Another example of AR processing application is “Active hearing”, that is, boosting certain sound sources analogous to cocktail party effect phenomenon performed by human brain, but done artificially. In order to make that possible the sound field must first be "parsed" by AI into sound sources localized in space. Convolutional Neural Networks can do that from recordings done by arrays of microphones or even from binaural recordings.

Capturing of Sound Fields

This means recording environmental sounds so they can be reproduced later to recreate the original environment as close as possible. The capture can serve several purposes:

  • consumer scenarios—accompanying your photos or videos from vacation with realistic sound recordings from the place;
  • AR and VR—use of captured environmental sounds for boosting an impression of "being there" in a simulation;
  • acoustic assessments—capturing noise inside a moving car or acoustics of the room for further analysis;
  • audio devices testing—when making active audio equipment (smart speakers, noise cancelling headphones etc) it's important to be able to test it in a real audio environment: home, street, subway, without actually taking the device out of the lab.

The most straightforward approach is to use a dummy or real head with a headset that has microphones on it. Consumer-oriented equipment is affordable—Sennheiser AMBEO Headset costs about $200—but it usually has low dynamic range and higher distortion levels that can affect sound localization. Professional equipment costs much more—Brüel & Kjær type 4101-B binaural headset costs about $5000, and that doesn't include a microphone preamp, so the entire rig would cost like a budget car.

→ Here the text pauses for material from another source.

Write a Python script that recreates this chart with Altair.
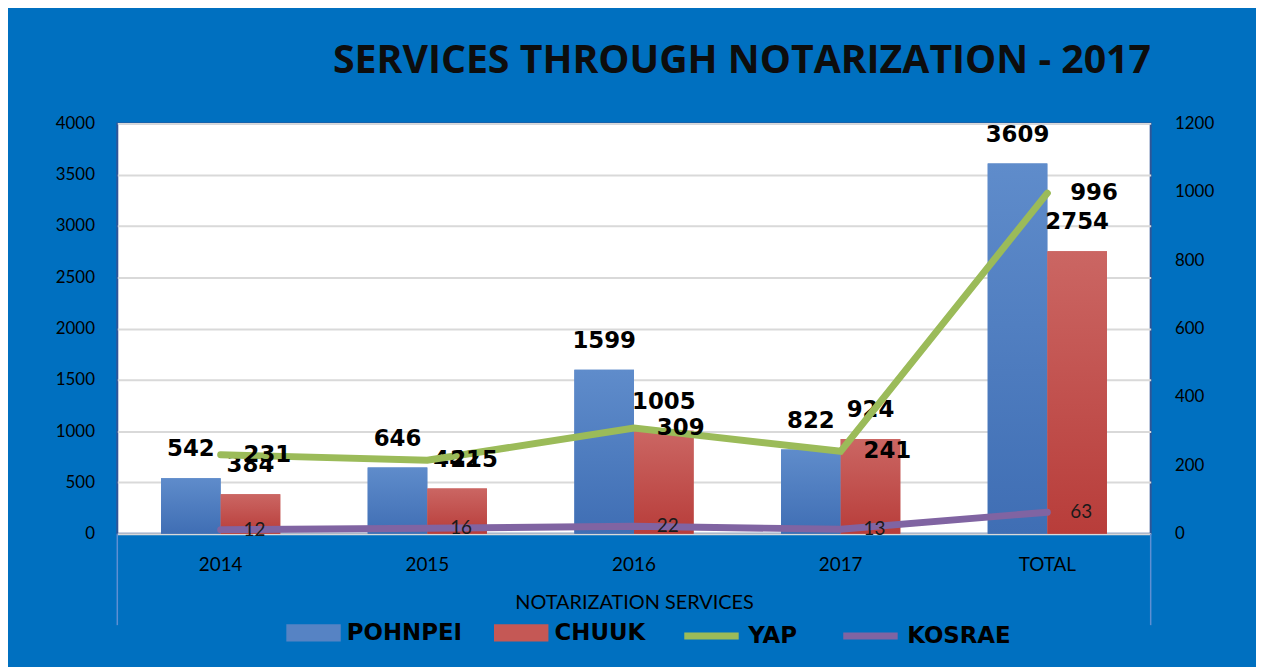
import altair as alt
import pandas as pd

categories = ["2014", "2015", "2016", "2017", "TOTAL"]
pohnpei = [542, 646, 1599, 822, 3609]
chuuk = [384, 442, 1005, 924, 2754]
yap = [231, 215, 309, 241, 996]
kosrae = [12, 16, 22, 13, 63]

bar_series = ["POHNPEI", "CHUUK"]
bar_colors = ["#5683C4", "#C55855"]
line_series = ["YAP", "KOSRAE"]
line_colors = ["#9BBB59", "#8064A2"]

bars_df = pd.DataFrame({
    "category": categories * 2,
    "series": ["POHNPEI"] * len(categories) + ["CHUUK"] * len(categories),
    "value": pohnpei + chuuk,
})
lines_df = pd.DataFrame({
    "category": categories * 2,
    "series": ["YAP"] * len(categories) + ["KOSRAE"] * len(categories),
    "value": yap + kosrae,
})

x_enc = alt.X(
    "category:N", sort=categories,
    scale=alt.Scale(paddingInner=0.423, paddingOuter=0.2115),
    axis=alt.Axis(title="NOTARIZATION SERVICES", labelAngle=0, ticks=False, domain=False,
                  labelPadding=22, titlePadding=18, labelFont="Lato", labelFontSize=19,
                  titleFont="Lato", titleFontSize=20, titleFontWeight="normal",
                  labelColor="#000000", titleColor="#000000"),
)
xoff = alt.XOffset("series:N", scale=alt.Scale(domain=bar_series, paddingInner=0, paddingOuter=0))

y_left = alt.Y(
    "value:Q", scale=alt.Scale(domain=[0, 4000], nice=False),
    axis=alt.Axis(values=list(range(0, 4001, 500)), format="d", title=None, orient="left",
                  ticks=False, domain=False, grid=True, gridColor="#D9D9D9", gridWidth=2,
                  labelPadding=23, labelFont="Lato", labelFontSize=17, labelColor="#000000",
                  labelFlush=False, labelOverlap=False),
)
y_right = alt.Y(
    "value:Q", scale=alt.Scale(domain=[0, 1200], nice=False),
    axis=alt.Axis(values=list(range(0, 1201, 200)), format="d", title=None, orient="right",
                  ticks=False, domain=False, grid=False, labelPadding=24,
                  labelFont="Lato", labelFontSize=17, labelColor="#000000",
                  labelFlush=False, labelOverlap=False),
)

legend_common = dict(
    title=None, orient="none", legendY=485, direction="horizontal", symbolSize=3000,
    labelFont="DejaVu Sans", labelFontWeight="bold", labelFontSize=23, labelColor="#000000",
    labelOffset=6, columnPadding=31, symbolOpacity=1,
)
fill_enc = alt.Fill("series:N", scale=alt.Scale(domain=bar_series, range=bar_colors),
                    legend=alt.Legend(legendX=170, symbolType="M-1,-0.32H1V0.32H-1Z",
                                      symbolStrokeWidth=0, **legend_common))
stroke_enc = alt.Stroke("series:N", scale=alt.Scale(domain=line_series, range=line_colors),
                        legend=alt.Legend(legendX=567, symbolType="stroke",
                                          symbolStrokeWidth=7, **legend_common))

grad_blue = alt.LinearGradient(
    gradient="linear", x1=0, x2=0, y1=0, y2=1,
    stops=[alt.GradientStop(offset=0, color="#5F8CCB"), alt.GradientStop(offset=1, color="#3F6EB4")])
grad_red = alt.LinearGradient(
    gradient="linear", x1=0, x2=0, y1=0, y2=1,
    stops=[alt.GradientStop(offset=0, color="#CB6663"), alt.GradientStop(offset=1, color="#B83D3A")])

label_font = dict(font="DejaVu Sans", fontWeight="bold", fontSize=23, color="#000000")

base_bars = alt.Chart(bars_df)
bars_solid = base_bars.mark_bar().encode(x=x_enc, xOffset=xoff, y=y_left, fill=fill_enc)
bars_p = base_bars.transform_filter("datum.series === 'POHNPEI'").mark_bar(color=grad_blue).encode(
    x=x_enc, xOffset=xoff, y=y_left)
bars_c = base_bars.transform_filter("datum.series === 'CHUUK'").mark_bar(color=grad_red).encode(
    x=x_enc, xOffset=xoff, y=y_left)
bar_labels = base_bars.mark_text(baseline="bottom", dy=-17, **label_font).encode(
    x=x_enc, xOffset=xoff, y=y_left, text="value:Q")

deco = alt.Chart(pd.DataFrame({"k": [0]})).mark_rule(color="#5E8FD3", strokeWidth=1.5).encode(
    x=alt.value(0), y=alt.value(413), y2=alt.value(505))
deco2 = alt.Chart(pd.DataFrame({"k": [0]})).mark_rule(color="#5E8FD3", strokeWidth=1.5).encode(
    x=alt.value(1040), y=alt.value(413), y2=alt.value(505))

left = alt.layer(bars_solid, bars_p, bars_c, bar_labels, deco, deco2)

base_lines = alt.Chart(lines_df)
lines = base_lines.mark_line(strokeWidth=7, strokeCap="round").encode(
    x=x_enc, y=y_right, stroke=stroke_enc)
yap_labels = base_lines.transform_filter("datum.series === 'YAP'").mark_text(
    align="left", baseline="middle", dx=23, **label_font).encode(
    x=x_enc, y=y_right, text="value:Q")
kos_labels = base_lines.transform_filter("datum.series === 'KOSRAE'").mark_text(
    font="Lato", fontSize=19, align="left", baseline="middle", dx=23, color="#1A1A1A").encode(
    x=x_enc, y=y_right, text="value:Q")
right = alt.layer(lines, yap_labels, kos_labels)

chart = alt.layer(left, right).resolve_scale(y="independent").properties(
    width=1040, height=413,
    padding={"left": 110, "top": 114, "right": 106, "bottom": 132},
    autosize=alt.AutoSizeParams(type="none"),
    title=alt.TitleParams(text="SERVICES THROUGH NOTARIZATION - 2017", font="Open Sans",
                          fontSize=39.5, fontWeight="bold", color="#0D0D0D", anchor="start",
                          frame="group", dx=217, offset=33),
).configure(background="#0070C0").configure_view(fill="white", stroke="#2F5597", strokeWidth=2)

chart.save("out.html", embed_options={"renderer": "svg", "actions": False})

HEAD Acoustics offers an interesting solution called 3PASS where a binaural recording captured using their microphone surround array can later be reproduced on a multi-loudspeaker system in a lab. This is the equipment that can be used for audio devices testing. The microphone array looks like a headcrab. Here is the picture from HEAD's flyer:

When doing a sound field capture using a binaural microphone the resulting recording can’t be further transformed (e.g. rotated) which limits its applicability in AR and VR scenarios. For these, the sound field must be captured using an ambisonics microphone. In this case the recording is decomposed into spherical harmonics and can be further manipulated in space. Sennheiser offers AMBEO VR Mic for this, which costs $1300, but plugins for initial audio processing are free.